> **REQUIRED WORK**:
Return exactly and only these lines: the first of the listing through the one containing "import plotly.graph_objects as go".

> **DATA SECTION**:
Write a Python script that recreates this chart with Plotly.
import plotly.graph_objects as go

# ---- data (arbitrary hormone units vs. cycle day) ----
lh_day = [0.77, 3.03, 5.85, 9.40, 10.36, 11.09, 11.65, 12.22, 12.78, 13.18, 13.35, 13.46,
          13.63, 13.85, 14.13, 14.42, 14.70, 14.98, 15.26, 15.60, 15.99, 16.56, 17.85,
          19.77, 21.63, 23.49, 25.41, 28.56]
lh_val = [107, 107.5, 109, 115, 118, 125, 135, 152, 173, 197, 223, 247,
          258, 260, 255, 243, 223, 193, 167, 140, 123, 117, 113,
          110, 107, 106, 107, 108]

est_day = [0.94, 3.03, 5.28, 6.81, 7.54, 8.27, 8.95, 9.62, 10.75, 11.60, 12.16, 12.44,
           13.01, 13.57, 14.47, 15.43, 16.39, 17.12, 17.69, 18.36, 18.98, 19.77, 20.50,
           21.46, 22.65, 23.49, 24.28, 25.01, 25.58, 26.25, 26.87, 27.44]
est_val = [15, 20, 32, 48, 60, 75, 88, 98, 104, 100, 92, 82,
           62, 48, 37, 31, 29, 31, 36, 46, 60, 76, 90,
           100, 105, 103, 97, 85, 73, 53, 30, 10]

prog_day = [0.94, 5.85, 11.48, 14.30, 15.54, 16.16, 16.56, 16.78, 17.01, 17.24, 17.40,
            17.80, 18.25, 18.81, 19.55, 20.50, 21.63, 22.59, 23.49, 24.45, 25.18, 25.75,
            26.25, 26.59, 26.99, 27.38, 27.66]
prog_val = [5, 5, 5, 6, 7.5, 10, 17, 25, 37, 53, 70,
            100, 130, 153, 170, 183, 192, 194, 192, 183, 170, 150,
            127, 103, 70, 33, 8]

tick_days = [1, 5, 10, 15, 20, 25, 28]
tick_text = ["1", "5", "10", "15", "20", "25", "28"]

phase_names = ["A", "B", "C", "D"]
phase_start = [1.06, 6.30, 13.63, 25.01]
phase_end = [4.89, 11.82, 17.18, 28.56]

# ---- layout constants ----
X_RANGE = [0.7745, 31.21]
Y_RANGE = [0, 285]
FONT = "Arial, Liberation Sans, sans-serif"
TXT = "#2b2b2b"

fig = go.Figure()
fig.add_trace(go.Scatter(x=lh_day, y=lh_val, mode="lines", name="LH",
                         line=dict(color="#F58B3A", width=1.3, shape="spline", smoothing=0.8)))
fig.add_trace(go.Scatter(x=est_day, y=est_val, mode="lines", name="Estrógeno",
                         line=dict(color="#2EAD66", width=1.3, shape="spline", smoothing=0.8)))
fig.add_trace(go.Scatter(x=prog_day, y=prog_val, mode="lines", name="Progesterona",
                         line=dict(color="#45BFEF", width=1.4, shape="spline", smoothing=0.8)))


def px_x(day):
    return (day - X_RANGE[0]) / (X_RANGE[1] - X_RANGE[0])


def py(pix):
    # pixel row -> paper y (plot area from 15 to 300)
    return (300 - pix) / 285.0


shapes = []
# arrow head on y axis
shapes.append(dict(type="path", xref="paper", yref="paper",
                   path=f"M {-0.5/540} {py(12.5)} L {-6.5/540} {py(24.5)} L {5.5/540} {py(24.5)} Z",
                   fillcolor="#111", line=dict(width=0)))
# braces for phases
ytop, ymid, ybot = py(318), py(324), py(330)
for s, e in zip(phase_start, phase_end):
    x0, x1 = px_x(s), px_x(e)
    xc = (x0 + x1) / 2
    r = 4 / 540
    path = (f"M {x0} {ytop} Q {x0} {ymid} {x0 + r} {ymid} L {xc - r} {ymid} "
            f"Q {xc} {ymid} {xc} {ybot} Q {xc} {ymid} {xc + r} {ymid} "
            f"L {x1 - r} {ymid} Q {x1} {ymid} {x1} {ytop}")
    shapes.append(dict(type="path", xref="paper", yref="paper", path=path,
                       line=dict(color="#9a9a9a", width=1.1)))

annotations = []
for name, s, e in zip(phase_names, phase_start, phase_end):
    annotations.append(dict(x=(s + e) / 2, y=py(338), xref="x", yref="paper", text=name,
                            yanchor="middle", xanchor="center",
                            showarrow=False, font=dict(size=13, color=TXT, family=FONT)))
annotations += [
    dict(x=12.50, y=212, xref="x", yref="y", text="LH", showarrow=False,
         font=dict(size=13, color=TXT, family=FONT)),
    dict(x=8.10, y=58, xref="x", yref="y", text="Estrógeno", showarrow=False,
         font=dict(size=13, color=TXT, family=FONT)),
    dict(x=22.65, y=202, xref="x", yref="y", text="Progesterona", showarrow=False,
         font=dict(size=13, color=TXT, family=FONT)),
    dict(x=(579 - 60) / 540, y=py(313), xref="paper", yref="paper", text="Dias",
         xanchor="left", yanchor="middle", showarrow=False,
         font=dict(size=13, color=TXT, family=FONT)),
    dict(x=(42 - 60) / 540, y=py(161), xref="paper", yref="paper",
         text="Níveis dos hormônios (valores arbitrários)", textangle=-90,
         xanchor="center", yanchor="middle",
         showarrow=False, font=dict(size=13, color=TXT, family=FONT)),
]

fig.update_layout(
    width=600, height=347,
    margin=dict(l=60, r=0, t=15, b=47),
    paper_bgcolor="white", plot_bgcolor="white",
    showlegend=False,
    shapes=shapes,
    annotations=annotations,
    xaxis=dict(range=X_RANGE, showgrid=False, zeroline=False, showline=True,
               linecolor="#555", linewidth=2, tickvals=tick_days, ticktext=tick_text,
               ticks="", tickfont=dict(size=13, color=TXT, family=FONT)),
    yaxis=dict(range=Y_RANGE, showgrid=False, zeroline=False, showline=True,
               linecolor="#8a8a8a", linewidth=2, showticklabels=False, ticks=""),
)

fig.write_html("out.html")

> **FINISHED EXERCISE**:
Write a Python script that recreates this chart with Plotly.
import plotly.graph_objects as go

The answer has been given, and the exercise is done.